Goal of the exercise → For the material that follows, return exactly the lines from the one with "Recreate this image" through the one with "label='Aged over 46')", both ends included.

Records with drawing code:
┌──

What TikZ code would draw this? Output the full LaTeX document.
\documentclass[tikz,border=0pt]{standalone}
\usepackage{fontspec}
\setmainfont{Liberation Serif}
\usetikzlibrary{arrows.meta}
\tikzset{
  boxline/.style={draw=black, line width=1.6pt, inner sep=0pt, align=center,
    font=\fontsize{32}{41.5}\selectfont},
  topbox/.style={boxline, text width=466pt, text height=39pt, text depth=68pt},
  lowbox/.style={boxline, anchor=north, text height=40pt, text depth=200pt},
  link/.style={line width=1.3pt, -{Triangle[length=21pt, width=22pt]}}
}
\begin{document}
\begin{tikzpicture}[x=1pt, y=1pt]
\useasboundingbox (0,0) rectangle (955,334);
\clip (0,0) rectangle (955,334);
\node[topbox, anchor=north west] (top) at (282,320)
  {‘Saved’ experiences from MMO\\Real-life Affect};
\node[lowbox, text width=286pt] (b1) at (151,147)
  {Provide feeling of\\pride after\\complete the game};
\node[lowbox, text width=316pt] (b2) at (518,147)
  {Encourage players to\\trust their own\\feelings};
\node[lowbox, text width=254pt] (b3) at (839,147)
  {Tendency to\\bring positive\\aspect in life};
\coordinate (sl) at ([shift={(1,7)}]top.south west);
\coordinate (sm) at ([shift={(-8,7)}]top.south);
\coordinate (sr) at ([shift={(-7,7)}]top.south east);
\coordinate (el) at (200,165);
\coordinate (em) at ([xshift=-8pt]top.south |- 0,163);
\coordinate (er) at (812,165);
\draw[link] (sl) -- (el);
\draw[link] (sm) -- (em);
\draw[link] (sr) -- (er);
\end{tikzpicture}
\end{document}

└──
┌──

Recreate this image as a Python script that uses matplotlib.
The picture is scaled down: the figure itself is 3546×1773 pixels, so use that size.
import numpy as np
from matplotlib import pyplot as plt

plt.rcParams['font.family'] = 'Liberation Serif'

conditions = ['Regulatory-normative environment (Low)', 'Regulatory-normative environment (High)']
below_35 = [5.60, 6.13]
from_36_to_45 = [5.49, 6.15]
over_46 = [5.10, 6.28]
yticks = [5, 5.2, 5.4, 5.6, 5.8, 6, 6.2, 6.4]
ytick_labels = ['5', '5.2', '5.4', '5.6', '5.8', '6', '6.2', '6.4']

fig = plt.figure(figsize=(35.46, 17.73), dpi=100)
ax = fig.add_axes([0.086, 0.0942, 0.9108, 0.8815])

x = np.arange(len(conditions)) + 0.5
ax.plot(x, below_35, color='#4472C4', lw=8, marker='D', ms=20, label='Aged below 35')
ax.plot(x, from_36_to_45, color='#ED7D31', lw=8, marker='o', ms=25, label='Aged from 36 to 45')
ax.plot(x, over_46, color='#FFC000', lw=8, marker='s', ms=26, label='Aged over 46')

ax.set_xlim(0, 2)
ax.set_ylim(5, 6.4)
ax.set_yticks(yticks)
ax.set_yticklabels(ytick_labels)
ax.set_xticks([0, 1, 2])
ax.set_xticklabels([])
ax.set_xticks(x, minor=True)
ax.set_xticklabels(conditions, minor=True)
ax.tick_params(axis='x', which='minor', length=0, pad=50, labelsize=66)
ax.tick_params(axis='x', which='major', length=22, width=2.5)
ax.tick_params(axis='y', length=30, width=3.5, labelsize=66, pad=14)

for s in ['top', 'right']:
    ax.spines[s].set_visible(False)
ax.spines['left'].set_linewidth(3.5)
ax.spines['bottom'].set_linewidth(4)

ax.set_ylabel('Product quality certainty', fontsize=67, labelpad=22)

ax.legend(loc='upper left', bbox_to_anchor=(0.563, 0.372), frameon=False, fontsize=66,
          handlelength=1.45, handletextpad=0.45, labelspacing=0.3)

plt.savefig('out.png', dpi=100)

└──
┌──

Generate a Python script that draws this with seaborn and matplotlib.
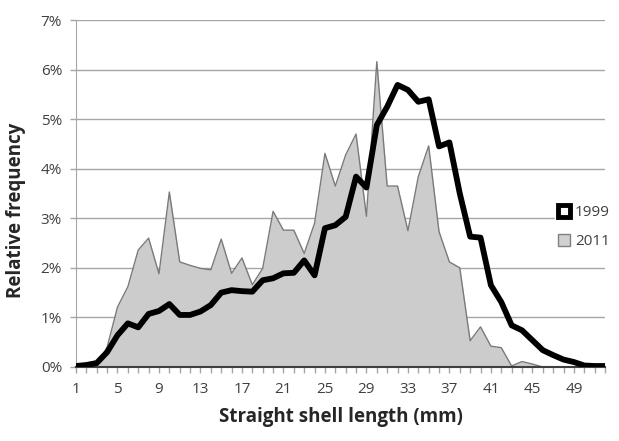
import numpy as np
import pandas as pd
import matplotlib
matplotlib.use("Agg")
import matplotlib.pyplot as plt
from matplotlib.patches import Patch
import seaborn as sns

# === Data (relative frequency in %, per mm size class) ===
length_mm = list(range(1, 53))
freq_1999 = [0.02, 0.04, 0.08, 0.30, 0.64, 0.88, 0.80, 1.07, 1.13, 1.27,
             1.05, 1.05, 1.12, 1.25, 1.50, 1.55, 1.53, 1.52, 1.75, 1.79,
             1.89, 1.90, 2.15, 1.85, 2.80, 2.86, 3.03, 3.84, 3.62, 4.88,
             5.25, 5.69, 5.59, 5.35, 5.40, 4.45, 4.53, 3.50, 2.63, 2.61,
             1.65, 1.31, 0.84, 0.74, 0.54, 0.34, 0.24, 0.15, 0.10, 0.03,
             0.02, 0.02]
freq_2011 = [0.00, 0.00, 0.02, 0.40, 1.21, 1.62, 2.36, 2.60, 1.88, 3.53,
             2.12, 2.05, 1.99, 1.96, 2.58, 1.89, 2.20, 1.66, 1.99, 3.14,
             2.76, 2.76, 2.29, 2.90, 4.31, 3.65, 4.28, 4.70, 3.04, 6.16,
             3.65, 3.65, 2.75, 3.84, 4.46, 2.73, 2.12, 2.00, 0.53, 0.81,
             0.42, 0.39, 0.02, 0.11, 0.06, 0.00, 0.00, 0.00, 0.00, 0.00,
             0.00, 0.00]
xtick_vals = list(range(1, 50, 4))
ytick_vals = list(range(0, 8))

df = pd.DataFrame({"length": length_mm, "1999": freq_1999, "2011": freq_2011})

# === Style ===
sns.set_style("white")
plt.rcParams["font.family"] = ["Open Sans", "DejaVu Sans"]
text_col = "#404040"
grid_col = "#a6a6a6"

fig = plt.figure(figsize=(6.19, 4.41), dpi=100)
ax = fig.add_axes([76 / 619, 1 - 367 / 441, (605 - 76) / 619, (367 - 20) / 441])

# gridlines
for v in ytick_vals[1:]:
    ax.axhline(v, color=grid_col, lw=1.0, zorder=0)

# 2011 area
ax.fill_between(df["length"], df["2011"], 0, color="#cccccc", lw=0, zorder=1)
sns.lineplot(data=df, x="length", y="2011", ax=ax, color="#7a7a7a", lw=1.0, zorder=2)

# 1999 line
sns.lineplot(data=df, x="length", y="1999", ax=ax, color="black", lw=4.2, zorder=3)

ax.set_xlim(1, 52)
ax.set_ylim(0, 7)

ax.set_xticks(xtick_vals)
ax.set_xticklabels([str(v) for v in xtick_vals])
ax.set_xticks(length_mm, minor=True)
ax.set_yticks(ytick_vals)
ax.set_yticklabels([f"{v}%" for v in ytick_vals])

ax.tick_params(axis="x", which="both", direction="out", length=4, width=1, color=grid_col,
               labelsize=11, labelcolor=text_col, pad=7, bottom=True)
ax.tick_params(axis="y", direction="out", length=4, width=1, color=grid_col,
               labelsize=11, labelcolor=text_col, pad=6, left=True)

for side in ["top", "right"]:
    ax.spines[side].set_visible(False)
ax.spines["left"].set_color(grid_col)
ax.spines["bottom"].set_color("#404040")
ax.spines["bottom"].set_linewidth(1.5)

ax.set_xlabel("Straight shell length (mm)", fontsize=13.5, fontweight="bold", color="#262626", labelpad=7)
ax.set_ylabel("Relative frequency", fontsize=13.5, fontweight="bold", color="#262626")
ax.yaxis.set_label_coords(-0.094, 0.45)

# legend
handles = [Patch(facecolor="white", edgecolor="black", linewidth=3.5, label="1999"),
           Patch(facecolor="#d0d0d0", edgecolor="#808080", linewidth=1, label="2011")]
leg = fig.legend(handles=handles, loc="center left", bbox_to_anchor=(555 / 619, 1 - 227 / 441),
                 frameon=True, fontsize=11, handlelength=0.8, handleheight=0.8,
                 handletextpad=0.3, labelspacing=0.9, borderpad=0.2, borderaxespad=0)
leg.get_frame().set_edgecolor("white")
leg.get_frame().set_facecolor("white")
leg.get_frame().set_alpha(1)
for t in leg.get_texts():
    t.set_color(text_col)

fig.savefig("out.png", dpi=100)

└──

Solution to the exercise →
Recreate this image as a Python script that uses matplotlib.
The picture is scaled down: the figure itself is 3546×1773 pixels, so use that size.
import numpy as np
from matplotlib import pyplot as plt

plt.rcParams['font.family'] = 'Liberation Serif'

conditions = ['Regulatory-normative environment (Low)', 'Regulatory-normative environment (High)']
below_35 = [5.60, 6.13]
from_36_to_45 = [5.49, 6.15]
over_46 = [5.10, 6.28]
yticks = [5, 5.2, 5.4, 5.6, 5.8, 6, 6.2, 6.4]
ytick_labels = ['5', '5.2', '5.4', '5.6', '5.8', '6', '6.2', '6.4']

fig = plt.figure(figsize=(35.46, 17.73), dpi=100)
ax = fig.add_axes([0.086, 0.0942, 0.9108, 0.8815])

x = np.arange(len(conditions)) + 0.5
ax.plot(x, below_35, color='#4472C4', lw=8, marker='D', ms=20, label='Aged below 35')
ax.plot(x, from_36_to_45, color='#ED7D31', lw=8, marker='o', ms=25, label='Aged from 36 to 45')
ax.plot(x, over_46, color='#FFC000', lw=8, marker='s', ms=26, label='Aged over 46')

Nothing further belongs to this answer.